◆ **What you have to do**
Set down the data below from its first line to the line holding "ax2.yaxis.tick_right()", inclusive; omit all pictures.
┌──
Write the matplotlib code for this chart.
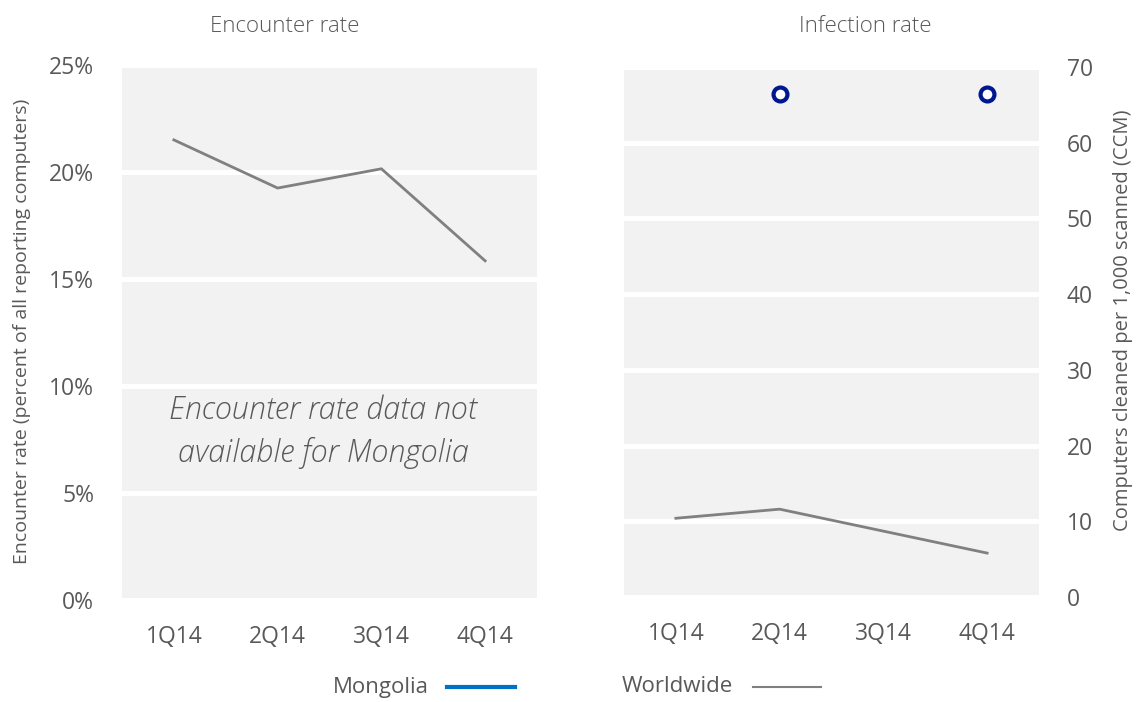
import matplotlib.pyplot as plt
from matplotlib.lines import Line2D

# data
quarters = ["1Q14", "2Q14", "3Q14", "4Q14"]
encounter_worldwide = [21.5, 19.25, 20.15, 15.85]
infection_worldwide = [10.4, 11.6, 8.7, 5.8]
infection_mongolia = [None, 66.4, None, 66.4]

TEXT = "#595959"
BG = "#f2f2f2"
GRAY_LINE = "#808080"
NAVY = "#00188f"
BLUE = "#0072c6"

plt.rcParams["font.family"] = ["Open Sans", "DejaVu Sans"]

fig = plt.figure(figsize=(11.4, 7.02), dpi=100)
W, H = 1140, 702
ax1 = fig.add_axes([122 / W, 1 - 600 / H, 415 / W, 535 / H])
ax2 = fig.add_axes([624 / W, 1 - 597 / H, 415 / W, 530 / H])

x = list(range(len(quarters)))
for ax in (ax1, ax2):
    ax.set_facecolor(BG)
    for s in ax.spines.values():
        s.set_visible(False)
    ax.tick_params(length=0, labelsize=16.5, labelcolor=TEXT, pad=20)
    ax.tick_params(axis="x", pad=18)
    ax.grid(axis="y", color="white", linewidth=3.6)
    ax.set_axisbelow(True)
    ax.set_xlim(-0.5, 3.5)
    ax.set_xticks(x)
    ax.set_xticklabels(quarters)

# left: encounter rate
ax1.plot(x, encounter_worldwide, color=GRAY_LINE, linewidth=2)
ax1.set_ylim(0, 25)
ax1.set_yticks([0, 5, 10, 15, 20, 25])
ax1.set_yticklabels([f"{v}%" for v in [0, 5, 10, 15, 20, 25]])
ax1.text(1.44, 7.85, "Encounter rate data not\navailable for Mongolia",
         ha="center", va="center", fontsize=22, style="italic",
         fontweight="light", color=TEXT, linespacing=1.45)

# right: infection rate
ax2.plot(x, infection_worldwide, color=GRAY_LINE, linewidth=2)
mx = [i for i, v in enumerate(infection_mongolia) if v is not None]
my = [v for v in infection_mongolia if v is not None]
ax2.plot(mx, my, linestyle="none", marker="o", markersize=10,
         markerfacecolor="white", markeredgecolor=NAVY, markeredgewidth=3)
ax2.set_ylim(0, 70)
ax2.set_yticks(range(0, 71, 10))
ax2.yaxis.tick_right()

# axis titles and labels placed in figure pixels
fig.text(285 / W, 1 - 27 / H, "Encounter rate", ha="center", va="center",
         fontsize=16, color=TEXT, fontweight="light")
fig.text(865 / W, 1 - 27 / H, "Infection rate", ha="center", va="center",
         fontsize=16, color=TEXT, fontweight="light")
fig.text(22 / W, 1 - 331 / H,
         "Encounter rate (percent of all reporting computers)",
         rotation=90, ha="center", va="center", fontsize=14, color=TEXT)
fig.text(1123 / W, 1 - 320 / H, "Computers cleaned per 1,000 scanned (CCM)",
         rotation=90, ha="center", va="center", fontsize=14.5, color=TEXT)

# legend drawn by hand
ly = 1 - 687 / H
fig.text(333 / W, ly, "Mongolia", ha="left", va="center", fontsize=16,
         color=TEXT)
fig.add_artist(Line2D([447 / W, 515 / W], [ly, ly], color=BLUE,
                      linewidth=3, transform=fig.transFigure))
fig.text(622 / W, ly, "Worldwide", ha="left", va="center", fontsize=16,
         color=TEXT)
fig.add_artist(Line2D([753 / W, 821 / W], [ly, ly], color=GRAY_LINE,
                      linewidth=1.5, transform=fig.transFigure))

fig.savefig("out.png", dpi=100)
└──
◆ **The response**
Write the matplotlib code for this chart.
import matplotlib.pyplot as plt
from matplotlib.lines import Line2D

# data
quarters = ["1Q14", "2Q14", "3Q14", "4Q14"]
encounter_worldwide = [21.5, 19.25, 20.15, 15.85]
infection_worldwide = [10.4, 11.6, 8.7, 5.8]
infection_mongolia = [None, 66.4, None, 66.4]

TEXT = "#595959"
BG = "#f2f2f2"
GRAY_LINE = "#808080"
NAVY = "#00188f"
BLUE = "#0072c6"

plt.rcParams["font.family"] = ["Open Sans", "DejaVu Sans"]

fig = plt.figure(figsize=(11.4, 7.02), dpi=100)
W, H = 1140, 702
ax1 = fig.add_axes([122 / W, 1 - 600 / H, 415 / W, 535 / H])
ax2 = fig.add_axes([624 / W, 1 - 597 / H, 415 / W, 530 / H])

x = list(range(len(quarters)))
for ax in (ax1, ax2):
    ax.set_facecolor(BG)
    for s in ax.spines.values():
        s.set_visible(False)
    ax.tick_params(length=0, labelsize=16.5, labelcolor=TEXT, pad=20)
    ax.tick_params(axis="x", pad=18)
    ax.grid(axis="y", color="white", linewidth=3.6)
    ax.set_axisbelow(True)
    ax.set_xlim(-0.5, 3.5)
    ax.set_xticks(x)
    ax.set_xticklabels(quarters)

# left: encounter rate
ax1.plot(x, encounter_worldwide, color=GRAY_LINE, linewidth=2)
ax1.set_ylim(0, 25)
ax1.set_yticks([0, 5, 10, 15, 20, 25])
ax1.set_yticklabels([f"{v}%" for v in [0, 5, 10, 15, 20, 25]])
ax1.text(1.44, 7.85, "Encounter rate data not\navailable for Mongolia",
         ha="center", va="center", fontsize=22, style="italic",
         fontweight="light", color=TEXT, linespacing=1.45)

# right: infection rate
ax2.plot(x, infection_worldwide, color=GRAY_LINE, linewidth=2)
mx = [i for i, v in enumerate(infection_mongolia) if v is not None]
my = [v for v in infection_mongolia if v is not None]
ax2.plot(mx, my, linestyle="none", marker="o", markersize=10,
         markerfacecolor="white", markeredgecolor=NAVY, markeredgewidth=3)
ax2.set_ylim(0, 70)
ax2.set_yticks(range(0, 71, 10))
ax2.yaxis.tick_right()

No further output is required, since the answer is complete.